--- Begin Data to use ---
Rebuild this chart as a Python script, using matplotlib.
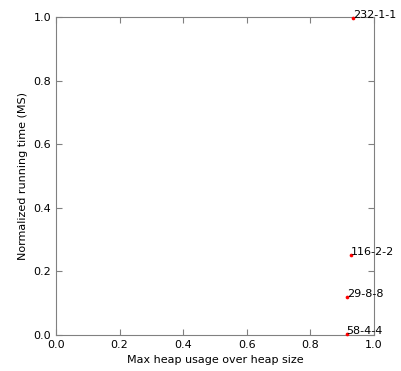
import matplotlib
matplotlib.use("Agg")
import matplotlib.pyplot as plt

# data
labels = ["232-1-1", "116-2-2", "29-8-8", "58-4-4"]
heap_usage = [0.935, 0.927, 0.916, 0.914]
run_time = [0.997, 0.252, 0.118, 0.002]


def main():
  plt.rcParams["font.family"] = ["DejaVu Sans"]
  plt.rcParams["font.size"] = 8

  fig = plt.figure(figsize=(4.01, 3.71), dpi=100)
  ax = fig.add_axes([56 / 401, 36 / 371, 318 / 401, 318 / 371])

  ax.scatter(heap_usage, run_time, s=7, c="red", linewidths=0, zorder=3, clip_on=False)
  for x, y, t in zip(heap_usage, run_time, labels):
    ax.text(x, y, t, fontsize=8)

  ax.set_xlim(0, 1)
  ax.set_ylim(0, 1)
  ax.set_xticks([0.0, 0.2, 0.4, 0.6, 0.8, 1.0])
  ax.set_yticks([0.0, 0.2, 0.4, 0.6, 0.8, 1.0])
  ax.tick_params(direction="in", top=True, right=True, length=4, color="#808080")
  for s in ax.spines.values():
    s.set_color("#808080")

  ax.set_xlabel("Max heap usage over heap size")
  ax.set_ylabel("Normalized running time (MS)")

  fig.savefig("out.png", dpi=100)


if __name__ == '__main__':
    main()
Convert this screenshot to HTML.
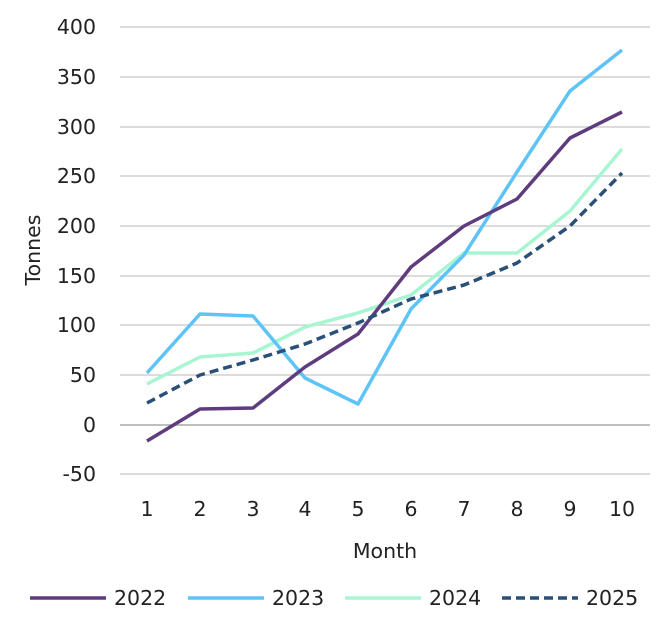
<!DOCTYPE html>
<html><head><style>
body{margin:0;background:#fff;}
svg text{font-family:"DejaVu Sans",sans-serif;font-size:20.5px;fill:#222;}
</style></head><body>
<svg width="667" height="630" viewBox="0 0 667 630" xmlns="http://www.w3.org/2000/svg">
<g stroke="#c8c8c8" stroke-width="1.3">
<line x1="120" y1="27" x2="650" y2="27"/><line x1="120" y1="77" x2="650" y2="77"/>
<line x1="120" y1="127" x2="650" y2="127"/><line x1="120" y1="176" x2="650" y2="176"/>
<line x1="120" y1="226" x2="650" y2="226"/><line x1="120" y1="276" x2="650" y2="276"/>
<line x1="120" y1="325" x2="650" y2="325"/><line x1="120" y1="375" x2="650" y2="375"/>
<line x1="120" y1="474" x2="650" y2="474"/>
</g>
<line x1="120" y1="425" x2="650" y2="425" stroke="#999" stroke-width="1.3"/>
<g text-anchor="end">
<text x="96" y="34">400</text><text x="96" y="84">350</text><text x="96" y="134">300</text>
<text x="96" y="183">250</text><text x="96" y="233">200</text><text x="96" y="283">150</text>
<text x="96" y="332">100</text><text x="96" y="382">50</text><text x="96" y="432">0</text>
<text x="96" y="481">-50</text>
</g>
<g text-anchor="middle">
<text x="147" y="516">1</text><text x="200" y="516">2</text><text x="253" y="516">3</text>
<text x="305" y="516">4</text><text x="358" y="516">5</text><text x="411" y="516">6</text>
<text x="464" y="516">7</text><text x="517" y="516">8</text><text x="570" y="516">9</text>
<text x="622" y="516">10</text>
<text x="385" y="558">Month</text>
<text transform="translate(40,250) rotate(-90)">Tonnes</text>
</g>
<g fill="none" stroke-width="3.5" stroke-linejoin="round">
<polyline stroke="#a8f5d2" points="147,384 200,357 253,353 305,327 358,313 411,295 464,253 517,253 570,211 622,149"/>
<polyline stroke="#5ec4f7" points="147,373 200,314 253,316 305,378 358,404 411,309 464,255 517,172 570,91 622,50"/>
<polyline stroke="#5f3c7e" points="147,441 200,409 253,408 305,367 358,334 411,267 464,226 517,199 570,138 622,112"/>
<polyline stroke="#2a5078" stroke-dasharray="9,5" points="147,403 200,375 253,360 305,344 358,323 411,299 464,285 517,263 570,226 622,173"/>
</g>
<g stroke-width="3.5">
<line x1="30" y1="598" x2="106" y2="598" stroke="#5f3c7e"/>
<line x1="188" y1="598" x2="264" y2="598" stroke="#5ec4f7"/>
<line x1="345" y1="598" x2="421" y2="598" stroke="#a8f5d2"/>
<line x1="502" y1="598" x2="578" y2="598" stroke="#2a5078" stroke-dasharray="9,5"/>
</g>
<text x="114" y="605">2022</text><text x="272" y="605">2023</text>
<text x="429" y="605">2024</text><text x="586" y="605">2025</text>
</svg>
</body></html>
--- End Data to use ---
Copy every record above exactly, leaving out the pictures.

Written response:
Rebuild this chart as a Python script, using matplotlib.
import matplotlib
matplotlib.use("Agg")
import matplotlib.pyplot as plt

# data
labels = ["232-1-1", "116-2-2", "29-8-8", "58-4-4"]
heap_usage = [0.935, 0.927, 0.916, 0.914]
run_time = [0.997, 0.252, 0.118, 0.002]


def main():
  plt.rcParams["font.family"] = ["DejaVu Sans"]
  plt.rcParams["font.size"] = 8

  fig = plt.figure(figsize=(4.01, 3.71), dpi=100)
  ax = fig.add_axes([56 / 401, 36 / 371, 318 / 401, 318 / 371])

  ax.scatter(heap_usage, run_time, s=7, c="red", linewidths=0, zorder=3, clip_on=False)
  for x, y, t in zip(heap_usage, run_time, labels):
    ax.text(x, y, t, fontsize=8)

  ax.set_xlim(0, 1)
  ax.set_ylim(0, 1)
  ax.set_xticks([0.0, 0.2, 0.4, 0.6, 0.8, 1.0])
  ax.set_yticks([0.0, 0.2, 0.4, 0.6, 0.8, 1.0])
  ax.tick_params(direction="in", top=True, right=True, length=4, color="#808080")
  for s in ax.spines.values():
    s.set_color("#808080")

  ax.set_xlabel("Max heap usage over heap size")
  ax.set_ylabel("Normalized running time (MS)")

  fig.savefig("out.png", dpi=100)


if __name__ == '__main__':
    main()
Convert this screenshot to HTML.
<!DOCTYPE html>
<html><head><style>
body{margin:0;background:#fff;}
svg text{font-family:"DejaVu Sans",sans-serif;font-size:20.5px;fill:#222;}
</style></head><body>
<svg width="667" height="630" viewBox="0 0 667 630" xmlns="http://www.w3.org/2000/svg">
<g stroke="#c8c8c8" stroke-width="1.3">
<line x1="120" y1="27" x2="650" y2="27"/><line x1="120" y1="77" x2="650" y2="77"/>
<line x1="120" y1="127" x2="650" y2="127"/><line x1="120" y1="176" x2="650" y2="176"/>
<line x1="120" y1="226" x2="650" y2="226"/><line x1="120" y1="276" x2="650" y2="276"/>
<line x1="120" y1="325" x2="650" y2="325"/><line x1="120" y1="375" x2="650" y2="375"/>
<line x1="120" y1="474" x2="650" y2="474"/>
</g>
<line x1="120" y1="425" x2="650" y2="425" stroke="#999" stroke-width="1.3"/>
<g text-anchor="end">
<text x="96" y="34">400</text><text x="96" y="84">350</text><text x="96" y="134">300</text>
<text x="96" y="183">250</text><text x="96" y="233">200</text><text x="96" y="283">150</text>
<text x="96" y="332">100</text><text x="96" y="382">50</text><text x="96" y="432">0</text>
<text x="96" y="481">-50</text>
</g>
<g text-anchor="middle">
<text x="147" y="516">1</text><text x="200" y="516">2</text><text x="253" y="516">3</text>
<text x="305" y="516">4</text><text x="358" y="516">5</text><text x="411" y="516">6</text>
<text x="464" y="516">7</text><text x="517" y="516">8</text><text x="570" y="516">9</text>
<text x="622" y="516">10</text>
<text x="385" y="558">Month</text>
<text transform="translate(40,250) rotate(-90)">Tonnes</text>
</g>
<g fill="none" stroke-width="3.5" stroke-linejoin="round">
<polyline stroke="#a8f5d2" points="147,384 200,357 253,353 305,327 358,313 411,295 464,253 517,253 570,211 622,149"/>
<polyline stroke="#5ec4f7" points="147,373 200,314 253,316 305,378 358,404 411,309 464,255 517,172 570,91 622,50"/>
<polyline stroke="#5f3c7e" points="147,441 200,409 253,408 305,367 358,334 411,267 464,226 517,199 570,138 622,112"/>
<polyline stroke="#2a5078" stroke-dasharray="9,5" points="147,403 200,375 253,360 305,344 358,323 411,299 464,285 517,263 570,226 622,173"/>
</g>
<g stroke-width="3.5">
<line x1="30" y1="598" x2="106" y2="598" stroke="#5f3c7e"/>
<line x1="188" y1="598" x2="264" y2="598" stroke="#5ec4f7"/>
<line x1="345" y1="598" x2="421" y2="598" stroke="#a8f5d2"/>
<line x1="502" y1="598" x2="578" y2="598" stroke="#2a5078" stroke-dasharray="9,5"/>
</g>
<text x="114" y="605">2022</text><text x="272" y="605">2023</text>
<text x="429" y="605">2024</text><text x="586" y="605">2025</text>
</svg>
</body></html>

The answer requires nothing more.